You would have to live in the Northland to appreciate the bittersweet beauty of fireweed. This time of year it is everywhere--transforming empty fields, roadsides and river bars into scenes of astonishing beauty.

(This particular plant is growing up between the planks of the back deck to blossom beside my domesticated flowers and rival their beauty...)

But late-blooming fireweed is the harbinger of autumn. When I see it, my thought inevitably turn to the lengthening nights, the cooler mornings, the not-so-far-off first frost.

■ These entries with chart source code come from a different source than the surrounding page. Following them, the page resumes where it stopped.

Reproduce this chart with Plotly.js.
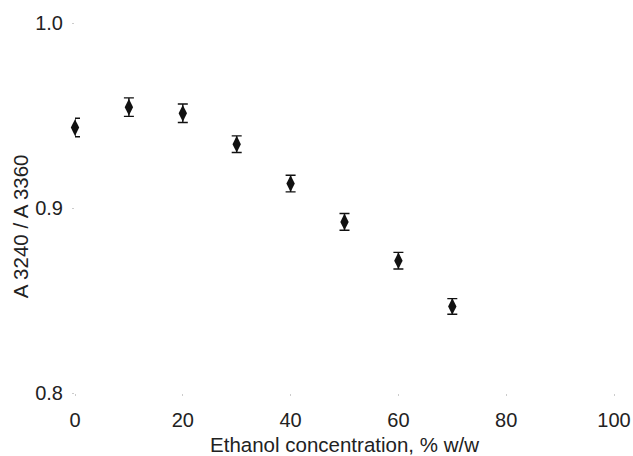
<!DOCTYPE html>
<html>
<head>
<meta charset="utf-8">
<script src="https://cdn.plot.ly/plotly-3.0.1.min.js"></script>
<style>html,body{margin:0;padding:0;background:#fff;}#chart{width:633px;height:456px;}</style>
</head>
<body>
<div id="chart"></div>
<script>
const ethanol = [0, 10, 20, 30, 40, 50, 60, 70];
const ratio = [0.9435, 0.9545, 0.9512, 0.9345, 0.9132, 0.8925, 0.8715, 0.8468];
const ratioErr = [0.005, 0.005, 0.005, 0.0045, 0.0045, 0.0045, 0.0045, 0.0042];
const xTicks = [0, 20, 40, 60, 80, 100];
const yTicks = [0.8, 0.9, 1.0];
const yTickText = ['0.8', '0.9', '1.0'];
const xTitle = 'Ethanol concentration, % w/w';
const yTitle = 'A 3240 / A 3360';

const font = {family: 'Liberation Sans, Arial, sans-serif', size: 20, color: '#222'};

Plotly.newPlot('chart', [{
  x: ethanol,
  y: ratio,
  type: 'scatter',
  mode: 'markers',
  cliponaxis: false,
  marker: {symbol: 'diamond-tall', size: 12, color: '#111'},
  error_y: {type: 'data', array: ratioErr, visible: true, color: '#111', thickness: 1.4, width: 5}
}], {
  width: 633, height: 456,
  margin: {l: 75, r: 19, t: 23, b: 63},
  paper_bgcolor: '#fff', plot_bgcolor: '#fff',
  showlegend: false,
  font: font,
  xaxis: {
    range: [0, 100], tickvals: xTicks, ticktext: xTicks.map(String),
    showgrid: false, zeroline: false, showline: false,
    ticks: 'outside', ticklen: 2, tickcolor: '#ccc', tickwidth: 1,
    ticklabelstandoff: 7,
    tickfont: font,
    title: {text: xTitle, font: {family: font.family, size: 20.5, color: '#222'}, standoff: 10}
  },
  yaxis: {
    range: [0.8, 1.0], tickvals: yTicks, ticktext: yTickText,
    showgrid: false, zeroline: false, showline: false,
    ticks: 'outside', ticklen: 2, tickcolor: '#ccc', tickwidth: 1,
    ticklabelstandoff: 5,
    tickfont: font
  },
  annotations: [{
    text: yTitle, textangle: -90, showarrow: false,
    xref: 'paper', yref: 'paper', x: 0, y: 0.451, xshift: -55,
    xanchor: 'center', yanchor: 'middle',
    font: {family: font.family, size: 20.5, color: '#222'}
  }]
}, {displayModeBar: false, staticPlot: true});
</script>
</body>
</html>
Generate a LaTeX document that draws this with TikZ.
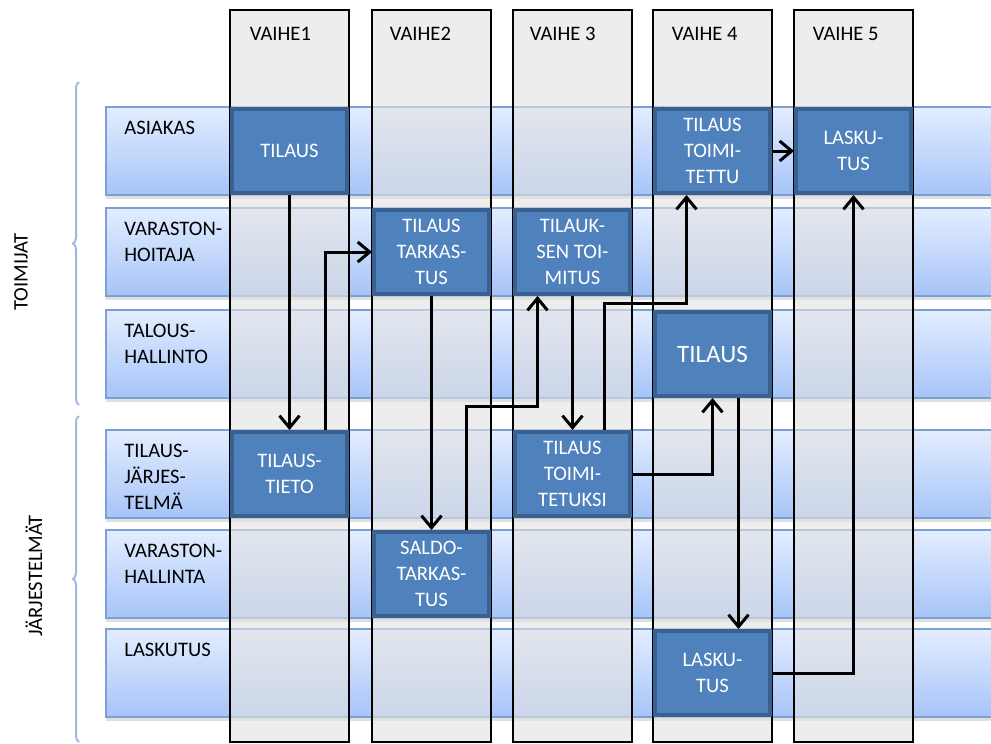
\documentclass[tikz,border=0pt]{standalone}
\usepackage{fontspec}
\setmainfont{Carlito}
\usepackage{xcolor}
\usepackage{tikz}
\usetikzlibrary{arrows.meta, positioning, shadows, decorations.pathreplacing}
\definecolor{lanetop}{HTML}{E3EDFF}
\definecolor{lanebot}{HTML}{A6C4F8}
\definecolor{lanedraw}{HTML}{7C9FD4}
\definecolor{phasefill}{HTML}{E2E2E2}
\definecolor{taskfill}{HTML}{4F81BD}
\definecolor{taskdraw}{HTML}{3A6090}
\definecolor{bracecol}{HTML}{9DB9DE}
\newcommand{\diagfont}{\fontsize{10.3}{13}\selectfont}
\tikzstyle{lane} = [rectangle, anchor=west, minimum width=447.5pt, minimum height=44pt, top color=lanetop, bottom color=lanebot, draw=lanedraw, line width=0.8pt, drop shadow={shadow xshift=0pt, shadow yshift=-2pt, opacity=0.25}]
\tikzstyle{phase} = [rectangle, minimum width=59.5pt, minimum height=366pt, inner sep=0pt, draw=black, line width=0.6pt, fill=phasefill, fill opacity=0.62]
\tikzstyle{lanetext} = [anchor=north west, inner sep=0pt, align=left, font=\diagfont, text=black]
\tikzstyle{phasetext} = [anchor=north west, inner sep=0pt, font=\diagfont, text=black]
\tikzstyle{task} = [rectangle, minimum width=57.5pt, minimum height=42pt, inner sep=1pt, align=center, font=\diagfont, text=white, fill=taskfill, draw=taskdraw, line width=2pt]
\tikzstyle{grouptext} = [rotate=90, inner sep=0pt, font=\diagfont]
\tikzstyle{groupbrace} = [decorate, decoration={brace, amplitude=3pt}, draw=bracecol, line width=1pt]
\tikzstyle{arrow} = [line width=1.5pt, -{Straight Barb[length=6pt, width=10pt]}]

\begin{document}
\begin{tikzpicture}[x=0.5pt, y=-0.5pt]
        \clip (0,0) rectangle (991,744);

        % Lanes
        \node (r1) [lane] at (105,151) {};
        \node (r2) [lane] at (105,252) {};
        \node (r3) [lane] at (105,354) {};
        \node (r4) [lane] at (105,474) {};
        \node (r5) [lane] at (105,574) {};
        \node (r6) [lane] at (105,673) {};

        \node (l1) [lanetext, below right=7.5pt and 9.5pt of r1.north west] {ASIAKAS};
        \node (l2) [lanetext, below right=7.5pt and 9.5pt of r2.north west] {VARASTON-\\HOITAJA};
        \node (l3) [lanetext, below right=7.5pt and 9.5pt of r3.north west] {TALOUS-\\HALLINTO};
        \node (l4) [lanetext, below right=7.5pt and 9.5pt of r4.north west] {TILAUS-\\JÄRJES-\\TELMÄ};
        \node (l5) [lanetext, below right=7.5pt and 9.5pt of r5.north west] {VARASTON-\\HALLINTA};
        \node (l6) [lanetext, below right=7.5pt and 9.5pt of r6.north west] {LASKUTUS};

        % Phases
        \node (c1) [phase] at (289.5,376) {};
        \node (c2) [phase] at (431.5,376) {};
        \node (c3) [phase] at (572.5,376) {};
        \node (c4) [phase] at (712.5,376) {};
        \node (c5) [phase] at (853.5,376) {};

        \node (h1) [phasetext, below right=8.5pt and 10pt of c1.north west] {VAIHE1};
        \node (h2) [phasetext, below right=8.5pt and 9pt of c2.north west] {VAIHE2};
        \node (h3) [phasetext, below right=8.5pt and 8.5pt of c3.north west] {VAIHE 3};
        \node (h4) [phasetext, below right=8.5pt and 9.5pt of c4.north west] {VAIHE 4};
        \node (h5) [phasetext, below right=8.5pt and 9.5pt of c5.north west] {VAIHE 5};

        % Groups
        \draw [groupbrace] (79,405) -- (79,82);
        \draw [groupbrace] (79,742) -- (79,416);
        \node (toimijat) [grouptext] at (21,272) {TOIMIJAT};
        \node (jarj) [grouptext] at (34,576) {JÄRJESTELMÄT};

        % Tasks
        \node (tilaus) [task] at (c1 |- r1) {TILAUS};
        \node (tieto) [task] at (c1 |- r4) {TILAUS-\\TIETO};
        \node (tarkastus) [task] at (c2 |- r2) {TILAUS\\TARKAS-\\TUS};
        \node (saldo) [task] at (c2 |- r5) {SALDO-\\TARKAS-\\TUS};
        \node (toimitus) [task] at (c3 |- r2) {TILAUK-\\SEN TOI-\\MITUS};
        \node (toimitetuksi) [task] at (c3 |- r4) {TILAUS\\TOIMI-\\TETUKSI};
        \node (toimitettu) [task] at (c4 |- r1) {TILAUS\\TOIMI-\\TETTU};
        \node (tilaus3) [task, font=\fontsize{12.5}{15}\selectfont] at (c4 |- r3) {TILAUS};
        \node (lasku4) [task] at (c4 |- r6) {LASKU-\\TUS};
        \node (lasku5) [task] at (c5 |- r1) {LASKU-\\TUS};

        % Arrows
        \draw [arrow] (tilaus) -- (tieto);
        \draw [arrow] ([xshift=18pt]tieto.north) |- (tarkastus.west);
        \draw [arrow] (tarkastus) -- (saldo);
        \draw [arrow] ([xshift=17.5pt]saldo.north) -- ++(0,62pt) -| ([xshift=-17.5pt]toimitus.south);
        \draw [arrow] (toimitus) -- (toimitetuksi);
        \draw [arrow] ([xshift=16pt]toimitetuksi.north) -- ++(0,63.5pt) -| ([xshift=-13pt]toimitettu.south);
        \draw [arrow] (toimitetuksi.east) -| (tilaus3.south);
        \draw [arrow] ([xshift=13pt]tilaus3.south) -- ([xshift=13pt]tilaus3.south |- lasku4.north);
        \draw [arrow] (lasku4.east) -| (lasku5.south);
        \draw [arrow] (toimitettu) -- (lasku5);
    \end{tikzpicture}
\end{document}
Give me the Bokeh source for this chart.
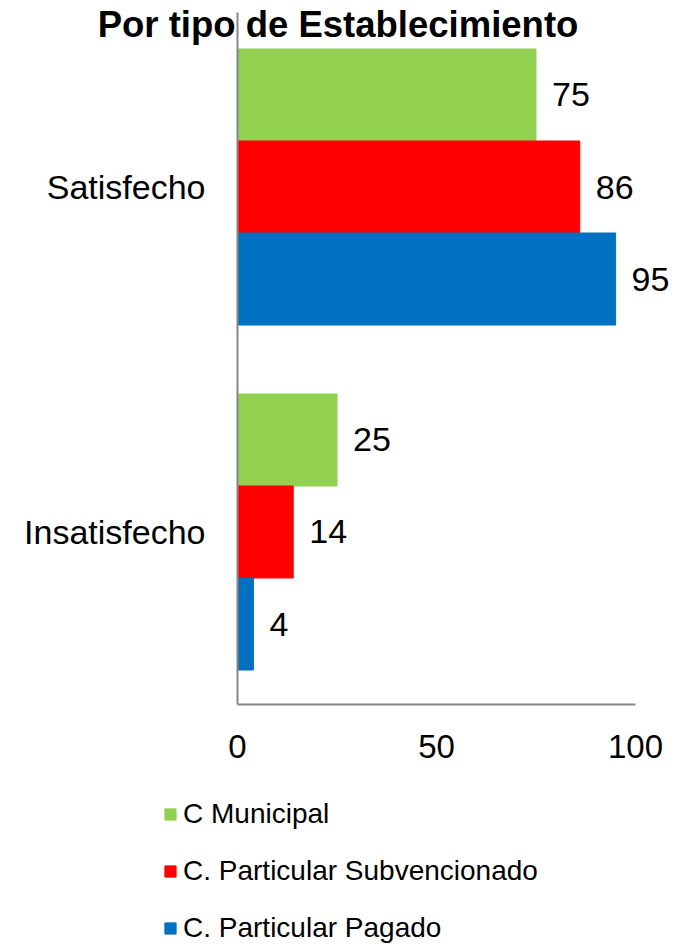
from bokeh.plotting import figure
from bokeh.models import (ColumnDataSource, LabelSet, Label, Legend,
                          LegendItem, Range1d, FixedTicker)
from bokeh.transform import dodge
from bokeh.core.properties import value
from bokeh.embed import file_html
from bokeh.resources import INLINE

# ---- data ----
categories = ["Satisfecho", "Insatisfecho"]
series_names = ["C Municipal", "C. Particular Subvencionado", "C. Particular Pagado"]
municipal = [75, 25]
subvencionado = [86, 14]
pagado = [95, 4]
x_ticks = [0, 50, 100]
title_text = "Por tipo de Establecimiento"

colors = ["#92D050", "#FF0000", "#0070C0"]
offsets = [0.2667, 0.0, -0.2667]
FONT = "Liberation Sans"

# category positions (top category first)
positions = [len(categories) - 0.5 - i for i in range(len(categories))]

W, H = 678, 944
p = figure(width=W, height=H, title=None,
           x_range=Range1d(-59.55, 110.8),
           y_range=Range1d(-0.6957, 2.0406),
           output_backend="svg", toolbar_location=None,
           min_border=0, min_border_left=0, min_border_right=0,
           min_border_top=0, min_border_bottom=0)

renderers = []
for name, vals, col, off in zip(series_names, [municipal, subvencionado, pagado], colors, offsets):
    src = ColumnDataSource(dict(pos=positions, value=vals, label=[str(v) for v in vals]))
    r = p.hbar(y=dodge("pos", off), left=0, right="value", height=0.2667,
               source=src, fill_color=col, line_color=col)
    renderers.append(r)
    p.add_layout(LabelSet(x="value", y=dodge("pos", off), text="label",
                          source=src, x_offset=16, text_baseline="middle",
                          text_font=value(FONT), text_font_size="34px", text_color="black"))

# axes (drawn at fixed data locations)
for ax in (p.xaxis[0], p.yaxis[0]):
    ax.axis_line_color = "#868686"
    ax.axis_line_width = 2
    ax.major_tick_line_color = None
    ax.minor_tick_line_color = None
    ax.major_tick_out = 0
    ax.major_tick_in = 0
    ax.major_label_text_font = FONT
    ax.major_label_text_color = "black"
    ax.fixed_location = 0

p.xaxis.ticker = FixedTicker(ticks=x_ticks)
p.xaxis.bounds = (min(x_ticks), max(x_ticks))
p.xaxis.major_label_text_font_size = "33px"
p.xaxis.major_label_standoff = 31

p.yaxis.ticker = FixedTicker(ticks=positions)
p.yaxis.major_label_overrides = {pos: cat for pos, cat in zip(positions, categories)}
p.yaxis.bounds = (0, len(categories) + 0.006)
p.yaxis.major_label_text_font_size = "34px"
p.yaxis.major_label_standoff = 32

p.xgrid.visible = False
p.ygrid.visible = False
p.outline_line_color = None

# title
p.add_layout(Label(x=25.25, y=1.972, text=title_text, text_align="center",
                   text_baseline="alphabetic", text_font=FONT, text_font_style="bold",
                   text_font_size="36.5px", text_color="black"))

legend = Legend(items=[LegendItem(label=n, renderers=[r]) for n, r in zip(series_names, renderers)],
                location=(163, 0), orientation="vertical",
                glyph_width=14, glyph_height=14, label_height=13, label_standoff=6,
                spacing=25, padding=0, margin=0, border_line_color=None,
                background_fill_alpha=0, label_text_font=FONT, label_text_font_size="28px",
                label_text_color="black")
p.add_layout(legend)

open("out.html", "w").write(file_html(p, INLINE))
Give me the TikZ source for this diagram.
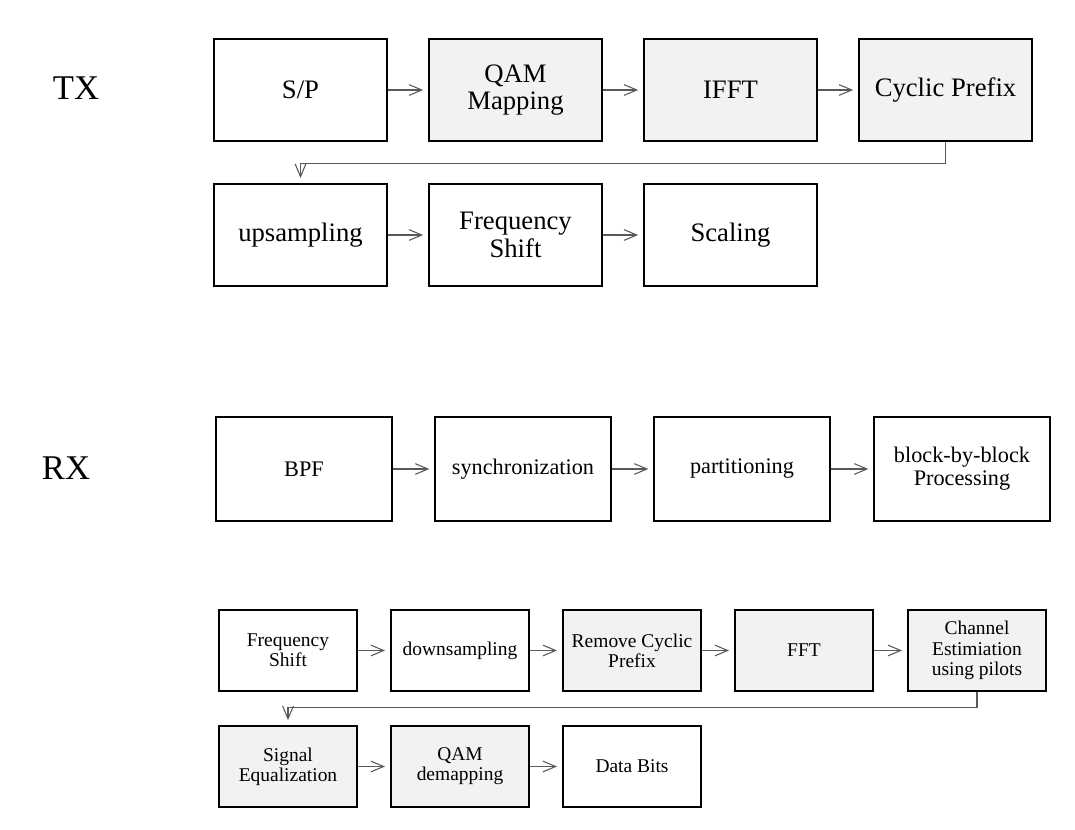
\documentclass[tikz,border=0pt]{standalone}
\usepackage{fontspec}
\setmainfont{Liberation Serif}
\usetikzlibrary{arrows.meta}
\definecolor{boxgrey}{HTML}{F2F2F2}
\definecolor{arrowgrey}{HTML}{595959}
\begin{document}
\begin{tikzpicture}[x=0.75pt,y=-0.75pt,
 box/.style={draw=black, line width=1.5pt, inner sep=0pt, align=center},
 txbox/.style={box, minimum width=130pt, minimum height=77pt, font=\fontsize{20}{20.5}\selectfont},
 rxabox/.style={box, minimum width=132pt, minimum height=78.5pt, font=\fontsize{16.7}{17.2}\selectfont},
 rxbbox/.style={box, minimum width=104pt, minimum height=61pt, font=\fontsize{14.6}{15.2}\selectfont},
 shaded/.style={fill=boxgrey},
 side/.style={font=\fontsize{26}{28}\selectfont},
 arr/.style={draw=arrowgrey, line width=0.8pt, -{Straight Barb[length=9.5pt,width=8pt]}, shorten >=3.5pt}
]
\useasboundingbox[fill=white] (0,0) rectangle (1075,830);

\node[side] (tx) at (76,88) {TX};
\node[side] (rx) at (66,468) {RX};

% TX
\node[txbox] (sp) at (300.5,90) {S/P};
\node[txbox,shaded] (qam) at (515.5,90) {QAM\\Mapping};
\node[txbox,shaded] (ifft) at (730.5,90) {IFFT};
\node[txbox,shaded] (cp) at (945.5,90) {Cyclic Prefix};
\node[txbox] (up) at (300.5,235) {upsampling};
\node[txbox] (fs) at (515.5,235) {Frequency\\Shift};
\node[txbox] (sc) at (730.5,235) {Scaling};

\draw[arr] (sp) -- (qam);
\draw[arr] (qam) -- (ifft);
\draw[arr] (ifft) -- (cp);
\draw[arr] (cp.south) -- ([yshift=-15.75pt]cp.south) -| (up.north);
\draw[arr] (up) -- (fs);
\draw[arr] (fs) -- (sc);

% RX row 1
\node[rxabox] (bpf) at (304,469) {BPF};
\node[rxabox] (sync) at (523,469) {synchronization};
\node[rxabox] (part) at (742,469) {partitioning};
\node[rxabox] (bbb) at (962,469) {block-by-block\\Processing};
\draw[arr] (bpf) -- (sync);
\draw[arr] (sync) -- (part);
\draw[arr] (part) -- (bbb);

% RX row 2
\node[rxbbox] (rfs) at (288,650.5) {Frequency\\Shift};
\node[rxbbox] (down) at (460,650.5) {downsampling};
\node[rxbbox,shaded] (rcp) at (632,650.5) {Remove Cyclic\\Prefix};
\node[rxbbox,shaded] (fft) at (804,650.5) {FFT};
\node[rxbbox,shaded] (ce) at (977,650.5) {Channel\\Estimiation\\using pilots};
\draw[arr] (rfs) -- (down);
\draw[arr] (down) -- (rcp);
\draw[arr] (rcp) -- (fft);
\draw[arr] (fft) -- (ce);

% RX row 3
\node[rxbbox,shaded] (eq) at (288,766.5) {Signal\\Equalization};
\node[rxbbox,shaded] (qdm) at (460,766.5) {QAM\\demapping};
\node[rxbbox] (bits) at (632,766.5) {Data Bits};
\draw[arr] (ce.south) -- ([yshift=-11.25pt]ce.south) -| (eq.north);
\draw[arr] (eq) -- (qdm);
\draw[arr] (qdm) -- (bits);
\end{tikzpicture}
\end{document}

Before that happens, of course, fireweed puts on quite a show. From nothing in late April, the plants have grown to five-, six-, seven-foot tall spires crowned with dozens of the bright-colored flowers. Soon the blooms will be replaced by the seed-pods, which will burst with the frost to loose thousands of cotton-winged seeds to drift on the winds of autumn like fairy snow. The September temperatures will turn the rest of the plant scarlet--our hills and mountain-side flame into October with the ghosts of the fireweed.

We don't have the colorful deciduous trees here as they do in the Northeast--maple or oak. Our birches and alders wear autumn leaves in shades of yellow and gold--no oranges or reds.

But the fireweed lends the late summer and autumn of Alaska a certain glory.